Study of Tribocorrosion Processes by Electrochemical Techniques

Abstract

Tribocorrosion is defined as the chemical-electrochemical-mechanical process leading to a degradation of materials in sliding, rolling or erosion contacts immersed in a corrosive environment. That degradation results from the combined action of corrosion and wear. The mechanism of tribocorrosion is not yet fully understood due to the complexity of the chemical, electrochemical, physical, and mechanical processes involved. Examples of the occurrence of tribocorrosion in service are the accelerated corrosion of steel conveyors exposed to ambient air of high relative humidity, the fall out of electrical connectors in the automotive industry, the degradation of hip prosthesis and dental fillers, the erosion wear of turbine blades, etc. The combined corrosion-wear degradation of materials in sliding contacts immersed in electrically conductive solutions is investigated in-situ by electrochemical techniques. Such techniques are the open circuit potential measurements, EOC, the potentiodynamic polarization measurements, PD and the electrochemical impedance.
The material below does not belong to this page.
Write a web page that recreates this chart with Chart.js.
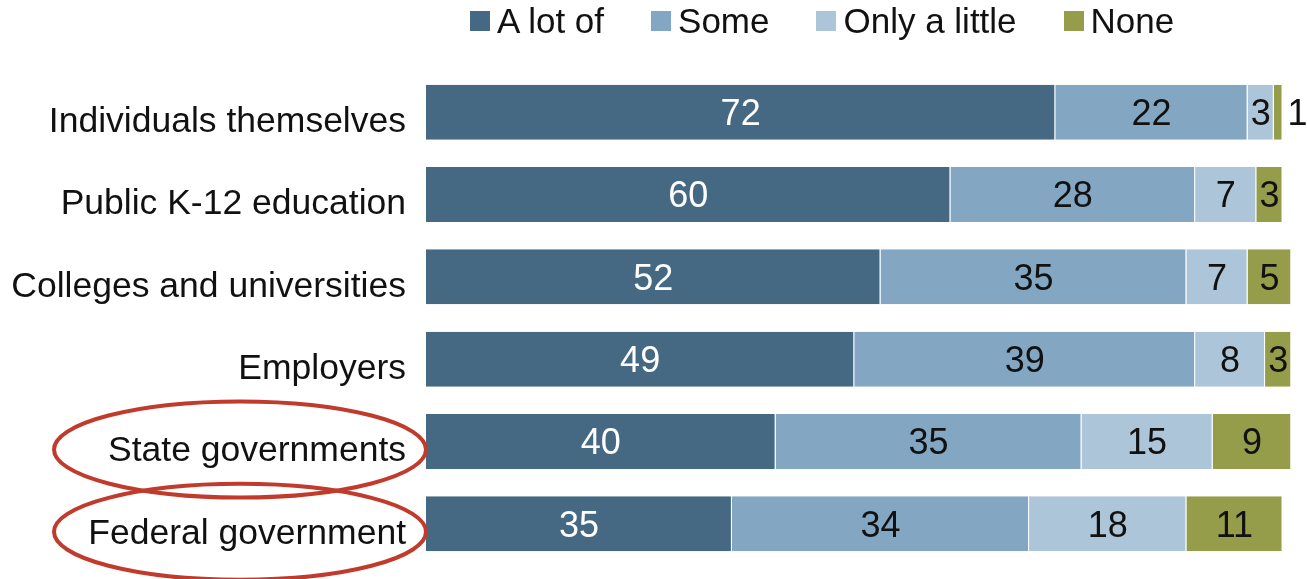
<!DOCTYPE html>
<html>
<head>
<meta charset="utf-8">
<script src="https://cdn.jsdelivr.net/npm/chart.js@4.4.1/dist/chart.umd.min.js"></script>
<style>
  html, body { margin: 0; padding: 0; background: #fff; }
  #wrap { position: relative; width: 1307px; height: 579px; }
  #legend {
    position: absolute; top: 1px; left: 470px;
    display: flex; align-items: center;
    font-family: "Liberation Sans", Arial, sans-serif; font-size: 35px; color: #111;
  }
  #legend .item { display: flex; align-items: center; margin-right: 47px; }
  #legend .box { width: 20px; height: 20px; margin-right: 7px; }
</style>
</head>
<body>
<div id="wrap">
  <canvas id="chart" width="1307" height="579"></canvas>
  <div id="legend"></div>
</div>
<script>
const categories = ['Individuals themselves', 'Public K-12 education', 'Colleges and universities', 'Employers', 'State governments', 'Federal government'];
const seriesNames = ['A lot of', 'Some', 'Only a little', 'None'];
const aLotOf = [72, 60, 52, 49, 40, 35];
const some = [22, 28, 35, 39, 35, 34];
const onlyALittle = [3, 7, 7, 8, 15, 18];
const none = [1, 3, 5, 3, 9, 11];
const colors = ['#466983', '#83a7c2', '#adc5d8', '#969d4a'];
const labelColors = ['#ffffff', '#111111', '#111111', '#111111'];
const circled = ['State governments', 'Federal government'];

const FONT = '"Liberation Sans", Arial, sans-serif';

// legend as html, built from the series arrays
const legendEl = document.getElementById('legend');
seriesNames.forEach((name, i) => {
    const item = document.createElement('div');
    item.className = 'item';
    if (i === seriesNames.length - 1) item.style.marginRight = '0';
    item.innerHTML = '<div class="box" style="background:' + colors[i] + '"></div><span>' + name + '</span>';
    legendEl.appendChild(item);
});

// value labels inside each segment (tiny ones go outside to the right)
const valueLabels = {
    id: 'valueLabels',
    afterDatasetsDraw(chart) {
        const ctx = chart.ctx;
        ctx.save();
        ctx.font = '36px ' + FONT;
        ctx.textBaseline = 'middle';
        chart.data.datasets.forEach((ds, di) => {
            const meta = chart.getDatasetMeta(di);
            meta.data.forEach((bar, i) => {
                const v = ds.data[i];
                if (v < 2) {
                    ctx.fillStyle = '#111';
                    ctx.textAlign = 'left';
                    ctx.fillText(v, bar.x + 5, bar.y + 3);
                } else {
                    ctx.fillStyle = labelColors[di];
                    ctx.textAlign = 'center';
                    ctx.fillText(v, (bar.x + bar.base) / 2, bar.y + 3);
                }
            });
        });
        ctx.restore();
    }
};

// red ellipses round two of the category labels
const ellipses = {
    id: 'ellipses',
    afterDraw(chart) {
        const ctx = chart.ctx;
        const y = chart.scales.y;
        ctx.save();
        ctx.strokeStyle = '#c03b2b';
        ctx.lineWidth = 4;
        circled.forEach(name => {
            const cy = y.getPixelForValue(categories.indexOf(name)) + 8;
            ctx.beginPath();
            ctx.ellipse(240, cy, 186, 48, 0, 0, Math.PI * 2);
            ctx.stroke();
        });
        ctx.restore();
    }
};

new Chart(document.getElementById('chart'), {
    type: 'bar',
    data: {
        labels: categories,
        datasets: [aLotOf, some, onlyALittle, none].map((d, i) => ({
            label: seriesNames[i],
            data: d,
            backgroundColor: colors[i],
            borderColor: 'rgba(255,255,255,0.9)',
            borderWidth: { right: 1 },
            borderSkipped: false,
            categoryPercentage: 1,
            barPercentage: 0.668
        }))
    },
    options: {
        indexAxis: 'y',
        responsive: false,
        animation: false,
        layout: { padding: { top: 71, right: 7, bottom: 14, left: 0 } },
        plugins: {
            legend: { display: false },
            tooltip: { enabled: false }
        },
        scales: {
            x: { stacked: true, min: 0, max: 100, display: false },
            y: {
                stacked: true,
                grid: { display: false, drawTicks: false },
                border: { display: false },
                ticks: {
                    color: '#111',
                    font: { family: FONT, size: 35.5 },
                    padding: 20,
                    labelOffset: 10
                },
                afterFit(scale) {
                    scale.width = 426;
                    scale.paddingTop = 0;
                    scale.paddingBottom = 0;
                }
            }
        }
    },
    plugins: [valueLabels, ellipses]
});
</script>
</body>
</html>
Capabilities and present limitations of these techniques are discussed based on a tribocorrosion study of a cobalt chromium alloy hard coating (Stellite6) and stainless steel (304L) immersed in water-based electrolytes, namely aerated 0.5 M sulphuric acid, Ringer solution or cooling water reactor (12 ppm Li as LiOH+1000 ppm Boric Acid) and sliding against a corundum counterbody. Some novel insights into the tribocorrosion mechanism of active and passive materials are discussed. These in-situ electrochemical data provide insights into a possible synergism between corrosion and wear processes in sliding contacts. This paper concludes on the benefit of using different electrochemical analyzing techniques when investigating the behaviour of materials under corrosion-wear test conditions.